═════ DATA PROVIDED ═════

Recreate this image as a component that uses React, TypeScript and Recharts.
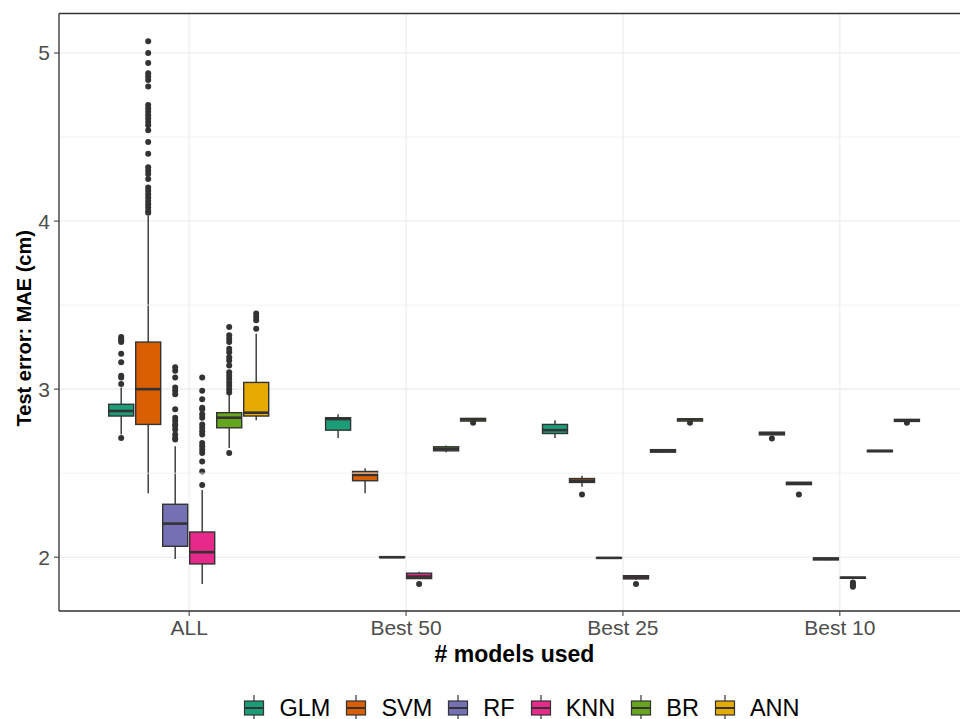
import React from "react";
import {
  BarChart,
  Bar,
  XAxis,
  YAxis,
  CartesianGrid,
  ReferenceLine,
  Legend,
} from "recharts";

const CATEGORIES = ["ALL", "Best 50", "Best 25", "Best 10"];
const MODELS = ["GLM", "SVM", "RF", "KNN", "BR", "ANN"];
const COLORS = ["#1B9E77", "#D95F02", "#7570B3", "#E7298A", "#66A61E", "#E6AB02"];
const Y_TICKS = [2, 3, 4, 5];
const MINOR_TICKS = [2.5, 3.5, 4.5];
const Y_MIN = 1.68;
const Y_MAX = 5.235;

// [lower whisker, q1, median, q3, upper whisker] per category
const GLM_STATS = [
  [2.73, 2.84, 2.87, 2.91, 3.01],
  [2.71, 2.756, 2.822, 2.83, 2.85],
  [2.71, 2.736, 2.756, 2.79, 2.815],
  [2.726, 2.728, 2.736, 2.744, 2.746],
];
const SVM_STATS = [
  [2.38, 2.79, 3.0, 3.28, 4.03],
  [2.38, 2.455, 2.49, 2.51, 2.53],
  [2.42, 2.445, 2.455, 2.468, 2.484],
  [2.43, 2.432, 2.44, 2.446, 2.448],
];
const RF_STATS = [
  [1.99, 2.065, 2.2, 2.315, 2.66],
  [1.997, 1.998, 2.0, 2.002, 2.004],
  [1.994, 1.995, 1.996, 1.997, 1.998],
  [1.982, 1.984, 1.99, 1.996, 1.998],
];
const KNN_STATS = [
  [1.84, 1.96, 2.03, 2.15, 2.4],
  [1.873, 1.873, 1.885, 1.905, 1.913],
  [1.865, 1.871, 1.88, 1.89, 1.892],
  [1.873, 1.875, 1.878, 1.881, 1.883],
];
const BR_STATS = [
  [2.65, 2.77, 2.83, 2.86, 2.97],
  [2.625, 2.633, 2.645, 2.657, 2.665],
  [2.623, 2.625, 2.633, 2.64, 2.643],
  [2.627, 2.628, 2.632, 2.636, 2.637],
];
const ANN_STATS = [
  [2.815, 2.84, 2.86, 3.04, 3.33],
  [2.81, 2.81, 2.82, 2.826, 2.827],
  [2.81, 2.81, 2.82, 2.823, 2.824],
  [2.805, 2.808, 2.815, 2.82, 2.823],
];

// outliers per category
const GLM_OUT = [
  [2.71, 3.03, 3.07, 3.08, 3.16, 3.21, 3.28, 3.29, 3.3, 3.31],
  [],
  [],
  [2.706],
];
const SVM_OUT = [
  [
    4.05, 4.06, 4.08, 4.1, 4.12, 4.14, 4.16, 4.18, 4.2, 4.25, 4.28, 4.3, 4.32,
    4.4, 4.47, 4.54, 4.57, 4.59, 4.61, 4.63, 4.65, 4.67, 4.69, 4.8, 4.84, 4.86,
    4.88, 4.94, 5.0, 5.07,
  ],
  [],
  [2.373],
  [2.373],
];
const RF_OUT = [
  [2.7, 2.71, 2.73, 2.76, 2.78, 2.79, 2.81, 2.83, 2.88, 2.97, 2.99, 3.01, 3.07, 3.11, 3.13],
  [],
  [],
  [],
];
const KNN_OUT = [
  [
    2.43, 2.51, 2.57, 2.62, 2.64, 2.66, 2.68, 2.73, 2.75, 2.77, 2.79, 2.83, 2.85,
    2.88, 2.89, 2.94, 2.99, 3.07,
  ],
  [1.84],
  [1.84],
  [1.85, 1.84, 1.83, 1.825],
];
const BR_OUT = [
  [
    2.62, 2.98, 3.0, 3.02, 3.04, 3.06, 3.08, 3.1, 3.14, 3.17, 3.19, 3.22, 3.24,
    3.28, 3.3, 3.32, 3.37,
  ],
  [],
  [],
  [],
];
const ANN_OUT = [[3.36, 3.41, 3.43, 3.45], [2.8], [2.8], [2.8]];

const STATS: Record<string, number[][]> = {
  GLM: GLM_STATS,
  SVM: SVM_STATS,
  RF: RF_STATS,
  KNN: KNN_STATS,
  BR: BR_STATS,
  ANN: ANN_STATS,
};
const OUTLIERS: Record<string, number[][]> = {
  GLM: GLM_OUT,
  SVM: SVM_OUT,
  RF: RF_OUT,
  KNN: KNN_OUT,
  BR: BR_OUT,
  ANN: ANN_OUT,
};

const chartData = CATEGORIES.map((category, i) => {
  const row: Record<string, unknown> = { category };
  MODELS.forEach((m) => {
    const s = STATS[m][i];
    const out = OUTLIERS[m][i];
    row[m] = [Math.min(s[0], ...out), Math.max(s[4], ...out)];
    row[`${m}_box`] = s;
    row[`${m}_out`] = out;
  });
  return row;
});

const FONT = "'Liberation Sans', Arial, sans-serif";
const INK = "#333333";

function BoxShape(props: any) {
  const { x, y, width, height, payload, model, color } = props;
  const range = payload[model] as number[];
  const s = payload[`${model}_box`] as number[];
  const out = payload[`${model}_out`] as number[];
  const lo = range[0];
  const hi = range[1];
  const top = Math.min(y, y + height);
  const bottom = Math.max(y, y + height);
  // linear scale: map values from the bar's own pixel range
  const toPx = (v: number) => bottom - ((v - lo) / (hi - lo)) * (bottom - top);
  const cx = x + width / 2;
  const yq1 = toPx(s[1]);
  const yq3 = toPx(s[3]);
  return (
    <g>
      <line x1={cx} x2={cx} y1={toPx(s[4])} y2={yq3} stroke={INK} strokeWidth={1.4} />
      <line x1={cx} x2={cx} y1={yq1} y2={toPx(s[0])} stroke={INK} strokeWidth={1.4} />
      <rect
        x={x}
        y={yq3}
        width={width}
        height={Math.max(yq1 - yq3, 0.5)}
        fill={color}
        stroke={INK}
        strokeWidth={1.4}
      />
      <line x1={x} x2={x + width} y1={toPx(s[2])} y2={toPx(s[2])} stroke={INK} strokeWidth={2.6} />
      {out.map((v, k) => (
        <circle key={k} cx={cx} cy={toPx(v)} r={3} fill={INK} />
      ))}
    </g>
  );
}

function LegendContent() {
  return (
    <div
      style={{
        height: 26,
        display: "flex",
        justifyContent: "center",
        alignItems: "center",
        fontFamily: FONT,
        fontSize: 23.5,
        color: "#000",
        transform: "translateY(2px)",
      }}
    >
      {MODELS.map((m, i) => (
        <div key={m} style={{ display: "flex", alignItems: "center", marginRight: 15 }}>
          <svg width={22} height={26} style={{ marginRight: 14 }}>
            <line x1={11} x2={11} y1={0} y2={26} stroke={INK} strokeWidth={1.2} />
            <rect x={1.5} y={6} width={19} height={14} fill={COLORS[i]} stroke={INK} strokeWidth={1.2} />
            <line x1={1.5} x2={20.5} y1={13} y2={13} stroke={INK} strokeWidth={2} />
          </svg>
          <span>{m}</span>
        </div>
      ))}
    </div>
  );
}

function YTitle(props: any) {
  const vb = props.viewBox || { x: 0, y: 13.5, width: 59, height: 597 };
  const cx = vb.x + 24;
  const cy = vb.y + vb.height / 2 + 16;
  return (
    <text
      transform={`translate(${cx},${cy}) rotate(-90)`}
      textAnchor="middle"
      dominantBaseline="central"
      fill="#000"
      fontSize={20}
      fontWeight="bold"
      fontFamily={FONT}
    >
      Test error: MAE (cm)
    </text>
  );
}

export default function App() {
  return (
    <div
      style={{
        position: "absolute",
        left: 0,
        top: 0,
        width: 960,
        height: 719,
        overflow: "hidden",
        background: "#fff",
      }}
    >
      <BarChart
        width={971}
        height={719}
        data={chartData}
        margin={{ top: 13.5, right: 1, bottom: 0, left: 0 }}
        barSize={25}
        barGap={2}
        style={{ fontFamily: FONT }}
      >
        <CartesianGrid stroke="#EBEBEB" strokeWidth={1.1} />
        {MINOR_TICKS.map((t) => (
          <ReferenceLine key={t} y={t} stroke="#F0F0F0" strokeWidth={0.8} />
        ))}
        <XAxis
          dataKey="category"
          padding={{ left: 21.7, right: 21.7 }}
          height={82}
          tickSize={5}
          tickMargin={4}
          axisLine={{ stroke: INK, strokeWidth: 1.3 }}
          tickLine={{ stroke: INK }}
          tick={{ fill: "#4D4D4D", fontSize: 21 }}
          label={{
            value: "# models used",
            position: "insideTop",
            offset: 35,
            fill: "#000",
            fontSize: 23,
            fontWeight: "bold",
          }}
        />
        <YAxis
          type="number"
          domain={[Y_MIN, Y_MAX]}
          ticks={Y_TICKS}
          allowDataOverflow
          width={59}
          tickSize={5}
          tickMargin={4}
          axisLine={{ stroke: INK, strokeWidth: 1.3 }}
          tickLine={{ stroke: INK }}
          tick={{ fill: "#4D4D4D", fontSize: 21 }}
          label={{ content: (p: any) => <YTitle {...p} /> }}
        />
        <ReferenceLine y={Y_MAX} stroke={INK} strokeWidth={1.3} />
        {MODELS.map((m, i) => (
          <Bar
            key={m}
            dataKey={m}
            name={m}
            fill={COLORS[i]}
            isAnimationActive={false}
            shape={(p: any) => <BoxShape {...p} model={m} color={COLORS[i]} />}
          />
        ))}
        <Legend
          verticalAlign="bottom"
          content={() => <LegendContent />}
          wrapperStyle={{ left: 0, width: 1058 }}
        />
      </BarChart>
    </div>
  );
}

═════
═════ DATA PROVIDED ═════

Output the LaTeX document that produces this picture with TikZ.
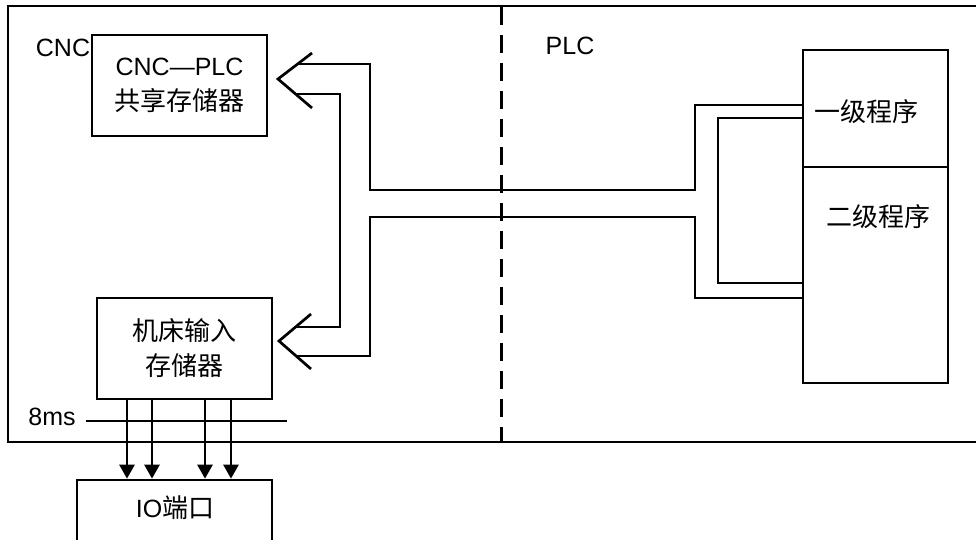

═════
═════ DATA PROVIDED ═════

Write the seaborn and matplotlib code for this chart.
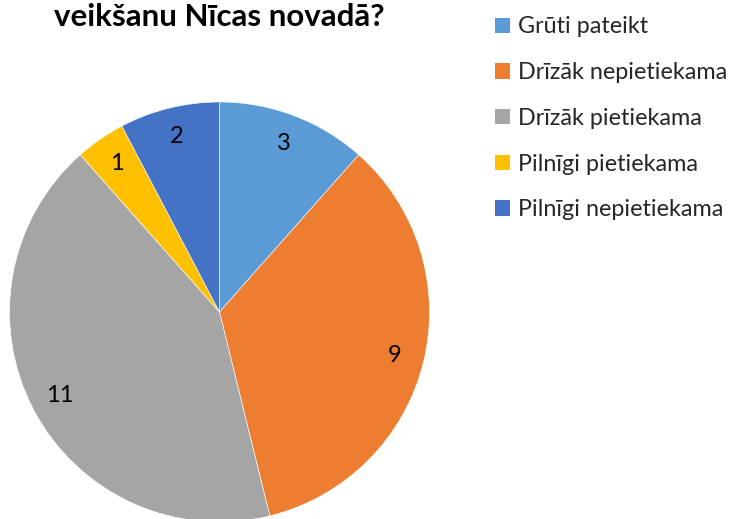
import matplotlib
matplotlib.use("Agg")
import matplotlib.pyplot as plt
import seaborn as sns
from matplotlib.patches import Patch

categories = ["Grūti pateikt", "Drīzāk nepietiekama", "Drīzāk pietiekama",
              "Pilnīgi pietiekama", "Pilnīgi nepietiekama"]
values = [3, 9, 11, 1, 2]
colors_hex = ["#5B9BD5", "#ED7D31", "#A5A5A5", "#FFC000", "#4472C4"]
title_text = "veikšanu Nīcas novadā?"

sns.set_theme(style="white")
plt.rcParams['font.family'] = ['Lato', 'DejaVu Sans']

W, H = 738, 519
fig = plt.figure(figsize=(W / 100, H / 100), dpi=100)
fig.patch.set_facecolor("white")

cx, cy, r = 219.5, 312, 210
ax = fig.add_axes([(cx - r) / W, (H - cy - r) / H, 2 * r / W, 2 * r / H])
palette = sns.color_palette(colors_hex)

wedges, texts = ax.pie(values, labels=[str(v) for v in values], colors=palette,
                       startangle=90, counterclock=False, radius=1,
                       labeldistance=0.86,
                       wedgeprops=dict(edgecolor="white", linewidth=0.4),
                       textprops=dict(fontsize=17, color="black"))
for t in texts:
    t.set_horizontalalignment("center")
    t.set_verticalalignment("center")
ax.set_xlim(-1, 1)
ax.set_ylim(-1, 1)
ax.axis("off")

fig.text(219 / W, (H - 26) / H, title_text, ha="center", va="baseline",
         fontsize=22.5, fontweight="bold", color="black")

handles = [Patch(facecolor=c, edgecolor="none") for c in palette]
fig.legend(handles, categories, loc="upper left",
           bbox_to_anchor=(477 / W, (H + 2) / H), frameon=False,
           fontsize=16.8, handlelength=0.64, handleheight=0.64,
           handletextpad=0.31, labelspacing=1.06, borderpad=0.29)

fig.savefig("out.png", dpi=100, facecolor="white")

═════

Quote exactly what appears from the line containing "Write the seaborn" through the line containing "palette = sns.color_palette(colors_hex)", both included, except for the pictures, and nothing more.

*SOLUTION TO THIS PROBLEM*
Write the seaborn and matplotlib code for this chart.
import matplotlib
matplotlib.use("Agg")
import matplotlib.pyplot as plt
import seaborn as sns
from matplotlib.patches import Patch

categories = ["Grūti pateikt", "Drīzāk nepietiekama", "Drīzāk pietiekama",
              "Pilnīgi pietiekama", "Pilnīgi nepietiekama"]
values = [3, 9, 11, 1, 2]
colors_hex = ["#5B9BD5", "#ED7D31", "#A5A5A5", "#FFC000", "#4472C4"]
title_text = "veikšanu Nīcas novadā?"

sns.set_theme(style="white")
plt.rcParams['font.family'] = ['Lato', 'DejaVu Sans']

W, H = 738, 519
fig = plt.figure(figsize=(W / 100, H / 100), dpi=100)
fig.patch.set_facecolor("white")

cx, cy, r = 219.5, 312, 210
ax = fig.add_axes([(cx - r) / W, (H - cy - r) / H, 2 * r / W, 2 * r / H])
palette = sns.color_palette(colors_hex)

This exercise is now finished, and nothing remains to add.